In case you need to redo this step, you can reset the configuration by deleting the .xata/project.json file and running xata init again.
Once initialized, you can get the branch connection string Greenmask will restore into with:
Treat it as sensitive: it grants full write access.
Prepare the target branch
pg_dump --schema=... (which Greenmask uses under the hood) doesn’t export PostgreSQL extension definitions from the public schema. Create any extensions your source schema uses on the target before the restore:
psql "$(xata branch url)" <<'SQL'
CREATE EXTENSION IF NOT EXISTS pg_trgm;
CREATE EXTENSION IF NOT EXISTS unaccent;
-- add any others your source schema uses
SQL
To list the extensions your source uses:
psql '<<source-connection-string>>' -c "\dx"
Write your subset config
Create greenmask.yml in your working directory. Replace your_schema, your_entrypoint_table, and the predicate to match your schema. The example below assumes a multi-tenant SaaS shape where tenants.id is the subset root.
common:
pg_bin_path: "/usr/lib/postgresql/16/bin" # or wherever your local pg_dump lives
tmp_dir: "/tmp"
log:
level: "info"
format: "json"
storage:
type: "directory"
directory:
path: "./dump"
dump:
pg_dump_options:
dbname: "<<source-connection-string>>"
jobs: 4
schema: "your_schema"
load-via-partition-root: true
transformation:
- schema: "your_schema"
name: "tenants"
subset_conds:
- "your_schema.tenants.id <= 100"
restore:
pg_restore_options:
dbname: "<<xata-branch-connection-string>>"
jobs: 4
exit-on-error: true
no-owner: true
no-privileges: true
There’s no single “right” predicate. Start with a subset_conds value that returns a small slice (for example tenants.id <= 10), run the dump, and check the resulting row counts. Widen or narrow the condition and re-run until the subset is the size and shape you want — a tight predicate keeps the first few iterations fast while you dial it in.
Run the dump
./greenmask --config greenmask.yml dump
Restore into Xata
./greenmask --config greenmask.yml restore latest
If you want to retry, drop the schema on the target first:
psql "$(xata branch url)" -c "DROP SCHEMA IF EXISTS your_schema CASCADE;"

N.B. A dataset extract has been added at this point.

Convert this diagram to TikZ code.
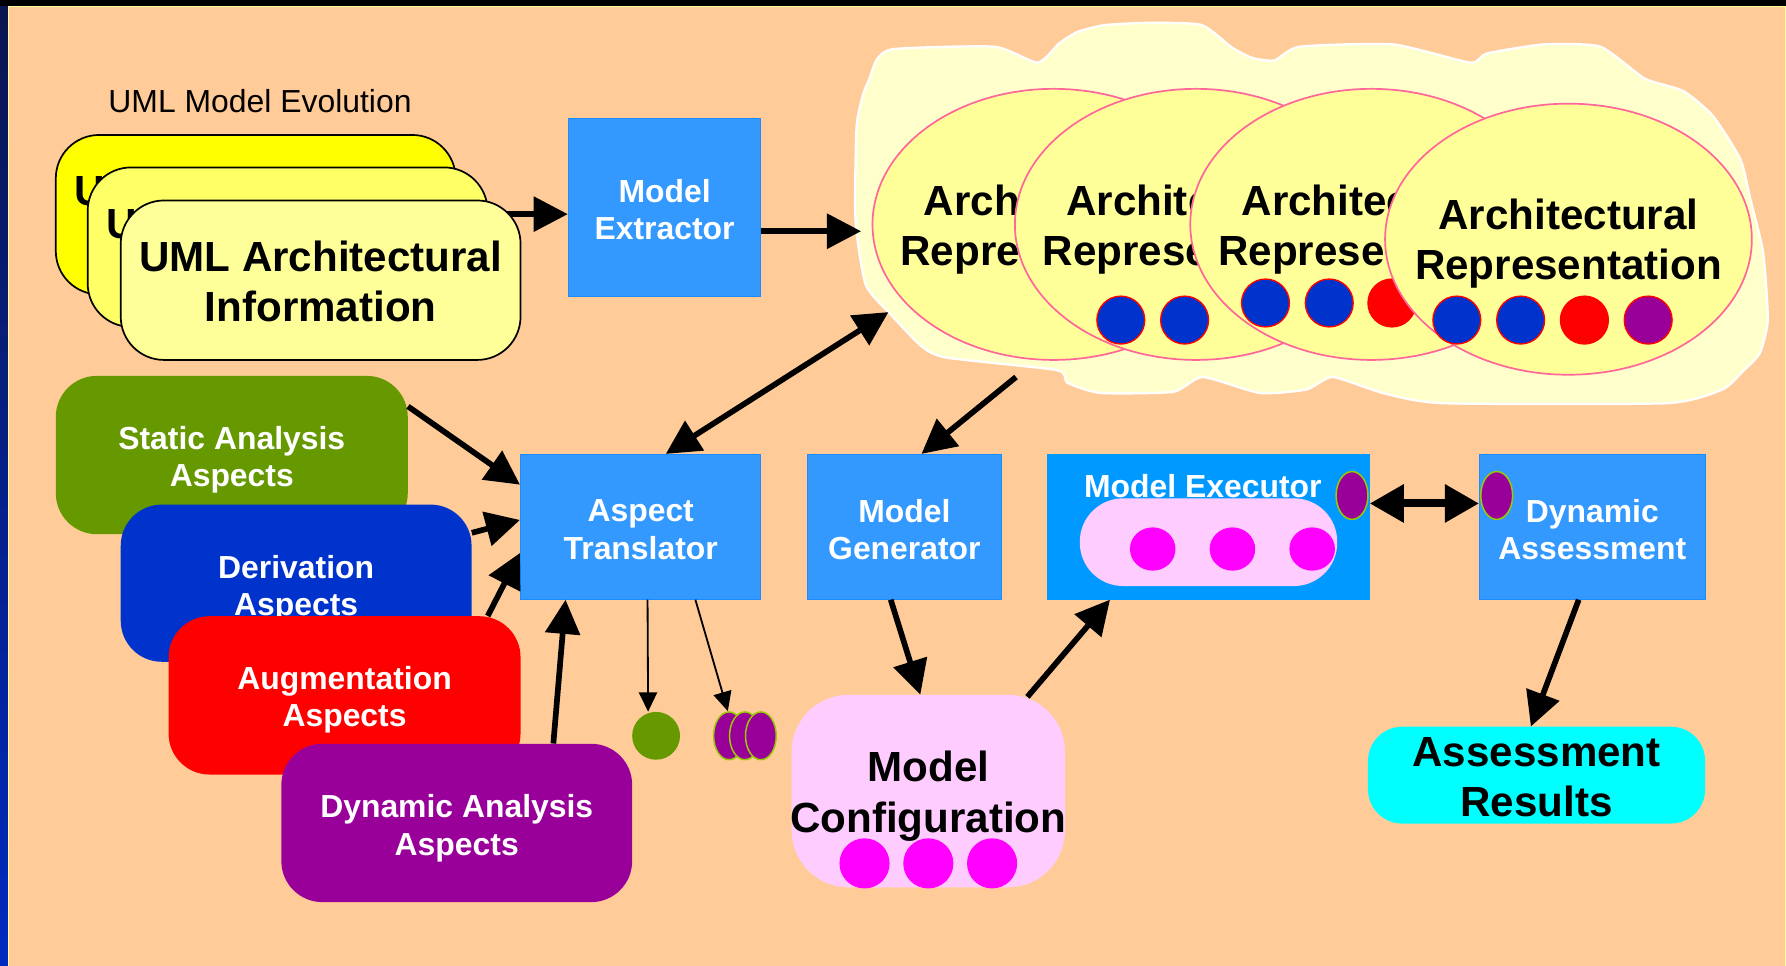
\documentclass[tikz,border=0pt]{standalone}
\usepackage{fontspec}
\setmainfont{Liberation Sans}
\usetikzlibrary{shapes.geometric,arrows.meta,calc}
\definecolor{peach}{HTML}{FFCC99}
\definecolor{navyA}{HTML}{0A1650}
\definecolor{navyB}{HTML}{002AC0}
\definecolor{frameline}{HTML}{FFFF99}
\definecolor{umlA}{HTML}{FFFF00}
\definecolor{umlB}{HTML}{FFFF66}
\definecolor{umlC}{HTML}{FFFF99}
\definecolor{boxblue}{HTML}{3399FF}
\definecolor{boxedge}{HTML}{1A8CFF}
\definecolor{execblue}{HTML}{0099FF}
\definecolor{cloudfill}{HTML}{FFFFCC}
\definecolor{archfill}{HTML}{FFFF99}
\definecolor{archline}{HTML}{FF6699}
\definecolor{dotblue}{HTML}{0033CC}
\definecolor{aspgreen}{HTML}{669900}
\definecolor{aspblue}{HTML}{0033CC}
\definecolor{asppurple}{HTML}{990099}
\definecolor{olive}{HTML}{99CC00}
\definecolor{pinkfill}{HTML}{FFCCFF}
\definecolor{magentadot}{HTML}{FF00FF}
\definecolor{cyanfill}{HTML}{00FFFF}
\tikzset{
  umlbox/.style={draw=black, line width=1.5, rounded corners=38, minimum width=351, minimum height=140, inner sep=0},
  bigtxt/.style={font=\fontsize{37}{44}\selectfont\bfseries, align=center, text=black, inner sep=0},
  cuttxt/.style={font=\fontsize{37}{44}\selectfont\bfseries, text=black, inner sep=0, anchor=base west},
  wtxt/.style={font=\fontsize{28}{33}\selectfont\bfseries, align=center, text=white, inner sep=0},
  aspectbox/.style={rounded corners=36, minimum width=309, minimum height=139, inner sep=0},
  bluebox/.style={fill=boxblue, draw=boxedge, line width=1, minimum height=127, inner sep=0},
  arch/.style={ellipse, fill=archfill, draw=archline, line width=1.5, minimum width=318, minimum height=238, inner sep=0},
  bigdot/.style={circle, minimum size=42, inner sep=0, draw=red, line width=1.2},
  pinkdot/.style={ellipse, fill=magentadot, minimum width=40, minimum height=40, inner sep=0},
  purpleoval/.style={ellipse, fill=asppurple, draw=olive, line width=1.3, minimum width=28, minimum height=42, inner sep=0},
  tarrow/.style={line width=5, -{Triangle[length=30pt,width=30pt]}},
  dtarrow/.style={line width=5, {Triangle[length=30pt,width=30pt]}-{Triangle[length=30pt,width=30pt]}},
  fatdarrow/.style={line width=7, {Triangle[length=30pt,width=32pt]}-{Triangle[length=30pt,width=32pt]}},
  thinarrow/.style={line width=1.6, -{Triangle[length=17pt,width=16pt]}}
}
\begin{document}
\begin{tikzpicture}[x=1pt,y=-1pt]
\useasboundingbox (0,0) rectangle (1568,848);
% background and frame
\fill[peach] (0,0) rectangle (1568,848);
\shade[top color=navyA, bottom color=navyB] (0,0) rectangle (7,848);
\fill[black] (0,0) rectangle (1568,5);
\draw[frameline, line width=1] (7.5,5.5) -- (1567.5,5.5) -- (1567.5,848);
\draw[frameline, line width=1] (7.5,5.5) -- (7.5,848);

% UML model evolution
\node[anchor=west, font=\fontsize{28}{33}\selectfont, inner sep=0] (title) at (95,89) {UML Model Evolution};
\node[umlbox, fill=umlA] (uml1) at (224.5,188.5) {};
\node[cuttxt] (uml1t) at (65.2,180.7) {U};
\node[umlbox, fill=umlB] (uml2) at (252.5,217) {};
\node[cuttxt] (uml2t) at (93.2,209.2) {U};
\node[bluebox, minimum width=169, minimum height=156] (extr) at (583.5,182) {};
\node[wtxt] (extrt) at (583.5,184) {Model\\Extractor};
\draw[tarrow] (uml2.east |- 0,188) -- (extr.west |- 0,188);
\node[umlbox, fill=umlC] (uml3) at (281.5,246) {};
\node[bigtxt] (uml3t) at (281.5,247) {UML Architectural\\Information};

% cloud of architectural representations
\filldraw[fill=cloudfill, draw=white, line width=2] plot[smooth cycle, tension=0.35] coordinates {
 (752,111) (758,82) (763,70) (770,52) (785,43) (873,41) (911,55) (930,38) (946,28) (970,22) (1010,20) (1055,22)
 (1082,42) (1100,51) (1119,53) (1141,41) (1223,39) (1291,55) (1305,47) (1355,39) (1405,41) (1444,69) (1478,80)
 (1504,102) (1528,140) (1537,176) (1548,222) (1552,281) (1545,310) (1530,326) (1512,342) (1463,354) (1267,354)
 (1214,345) (1170,331) (1147,342) (1106,345) (1056,331) (1030,344) (966,345) (937,336) (928,325) (831,314)
 (809,304) (781,275) (760,250) (751,193)};
\node[arch] (e1) at (925,197) {};
\node[cuttxt] (e1a) at (810.9,189) {Archit};
\node[cuttxt] (e1b) at (790.4,233) {Repre};
\node[arch] (e2) at (1050,197) {};
\node[cuttxt] (e2a) at (935.9,189) {Archite};
\node[cuttxt] (e2b) at (915.4,233) {Represe};
\node[bigdot, fill=dotblue] (d21) at (984,281) {};
\node[bigdot, fill=dotblue] (d22) at (1040,281) {};
\node[arch] (e3) at (1204,197) {};
\node[cuttxt] (e3a) at (1089.9,189) {Architec};
\node[cuttxt] (e3b) at (1069.4,233) {Represe};
\node[bigdot, fill=dotblue] (d31) at (1111,266) {};
\node[bigdot, fill=dotblue] (d32) at (1167,266) {};
\node[bigdot, fill=red] (d33) at (1222,266) {};
\node[arch, minimum width=322] (e4) at (1377,210) {};
\node[bigtxt] (e4t) at (1377,214) {Architectural\\Representation};
\node[bigdot, fill=dotblue] (d41) at (1279,281) {};
\node[bigdot, fill=dotblue] (d42) at (1335,281) {};
\node[bigdot, fill=red] (d43) at (1391,281) {};
\node[bigdot, fill=asppurple] (d44) at (1447,281) {};

% aspect boxes
\node[aspectbox, fill=aspgreen] (stat) at (203.5,399.5) {};
\node[wtxt] (statt) at (203.5,403.5) {Static Analysis\\Aspects};
\node[aspectbox, fill=aspblue, minimum width=308, minimum height=138] (deriv) at (260,512) {};
\node[wtxt] (derivt) at (260,517) {Derivation\\Aspects};
\node[aspectbox, fill=red] (augm) at (302.5,610.5) {};
\node[wtxt] (augmt) at (302.5,614.5) {Augmentation\\Aspects};
\node[aspectbox, fill=asppurple, minimum width=308] (dyn) at (401,722.5) {};
\node[wtxt] (dynt) at (401,727) {Dynamic Analysis\\Aspects};

% processing boxes
\node[bluebox, minimum width=211] (at) at (562.5,462.5) {};
\node[wtxt] (att) at (562.5,465) {Aspect\\Translator};
\node[bluebox, minimum width=170] (gen) at (794,462.5) {};
\node[wtxt] (gent) at (794,465) {Model\\Generator};
\node[bluebox, fill=execblue, draw=execblue, minimum width=282] (exec) at (1061,462.5) {};
\node[wtxt] (exect) at (1056,427) {Model Executor};
\node[fill=pinkfill, rounded corners=38, minimum width=226, minimum height=77, inner sep=0] (execp) at (1061,476) {};
\node[pinkdot, minimum height=38] (x1) at (1012,482) {};
\node[pinkdot, minimum height=38] (x2) at (1082,482) {};
\node[pinkdot, minimum height=38] (x3) at (1152,482) {};
\node[purpleoval] (xo) at (1187,435) {};
\node[bluebox, minimum width=198] (dass) at (1398,462.5) {};
\node[wtxt] (dasst) at (1398,465) {Dynamic\\Assessment};
\node[purpleoval] (dso) at (1314,435) {};

% outputs
\node[fill=pinkfill, rounded corners=50, minimum width=240, minimum height=169, inner sep=0] (config) at (815,694.5) {};
\node[bigtxt] (configt) at (815,699) {Model\\Configuration};
\node[pinkdot, minimum width=44, minimum height=44] (c1) at (759,758) {};
\node[pinkdot, minimum width=44, minimum height=44] (c2) at (815,758) {};
\node[pinkdot, minimum width=44, minimum height=44] (c3) at (871,758) {};
\node[fill=cyanfill, rounded corners=30, minimum width=296, minimum height=85, inner sep=0] (res) at (1349,680.5) {};
\node[bigtxt] (rest) at (1349,682) {Assessment\\Results};
\node[circle, fill=aspgreen, minimum size=42, inner sep=0] (gdot) at (576,646) {};
\node[purpleoval, minimum width=27] (p1) at (640,646) {};
\node[purpleoval, minimum width=27] (p2) at (654,646) {};
\node[purpleoval, minimum width=27] (p3) at (668,646) {};

% connectors
\coordinate (cloudA) at (780,274);
\coordinate (cloudB) at (892,331);
\coordinate (cloudC) at (756,203);
\draw[tarrow] (extr.east |- cloudC) -- (cloudC);
\draw[tarrow] ($(stat.north east)+(0,27)$) -- ($(at.north west)+(0,27)$);
\draw[tarrow] ($(deriv.north east)+(0,25)$) -- ($(at.west)+(0,-6)$);
\draw[tarrow] ($(augm.north east)+(-29,0)$) -- ($(at.south west)+(0,-41)$);
\draw[tarrow] ($(dyn.north west)+(239,0)$) -- ($(at.south west)+(40,0)$);
\draw[dtarrow] ($(at.north)+(22,0)$) -- (cloudA);
\draw[tarrow] (cloudB) -- ($(gen.north)+(15,0)$);
\draw[tarrow] ($(gen.south)+(-12,0)$) -- ($(config.north)+(-7,0)$);
\draw[tarrow] ($(config.north)+(87,2)$) -- ($(exec.south west)+(55,0)$);
\draw[fatdarrow] (exec.east |- 0,442) -- (dass.west |- 0,442);
\draw[tarrow] ($(dass.south)+(-12,0)$) -- ($(res.north)+(-5,0)$);
\draw[thinarrow] ($(at.south west)+(112,0)$) -- (gdot.north -| 569,0);
\draw[thinarrow] ($(at.south west)+(154,0)$) -- ($(p1.north)+(-1,0)$);
\end{tikzpicture}
\end{document}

then re-create the extensions (see the “Prepare the target branch” step) and re-run restore.
Verify
After restore, verify the import:
psql "$(xata branch url)"
-- List tables
\dt your_schema.*
-- Check counts on key tables
SELECT count(*) FROM your_schema.your_table;
-- Sample some rows
SELECT * FROM your_schema.your_table LIMIT 10;
Foreign-key integrity check
For a subset to be useful, every foreign-key reference in the target must point to a row that exists. To audit this, compare the foreign-key constraint count between source and target — they must match:
psql '<<source-connection-string>>' -At -c "
SELECT count(*) FROM pg_constraint c
JOIN pg_namespace n ON n.oid = c.connamespace
WHERE c.contype='f' AND n.nspname='your_schema';"
psql "$(xata branch url)" -At -c "
SELECT count(*) FROM pg_constraint c
JOIN pg_namespace n ON n.oid = c.connamespace
WHERE c.contype='f' AND n.nspname='your_schema';"
Limits
- Greenmask runs
pg_dump/pg_restore under the hood, so the same version compatibility rules apply: your local pg_dump major version must be ≥ the source server’s, and the same major version as your Xata branch (currently PostgreSQL 18).
- Sources with custom PostgreSQL extensions that Xata doesn’t support will fail during restore. Verify with
psql -c "\dx" against your source first.
- Greenmask’s subset model works best when your data has a clear “root” entity (a tenant, a user, an organization). Schemas without one will need more configuration work.
Going further
Greenmask supports rich PII transformations (anonymising emails, hashing names, redacting fields) on top of subsetting. Those are useful if you want to use your imported subset for dev/test as well as evaluation. See the Greenmask transformer docs for the full list.
For full data migration (not subsets), see the other guides in this folder.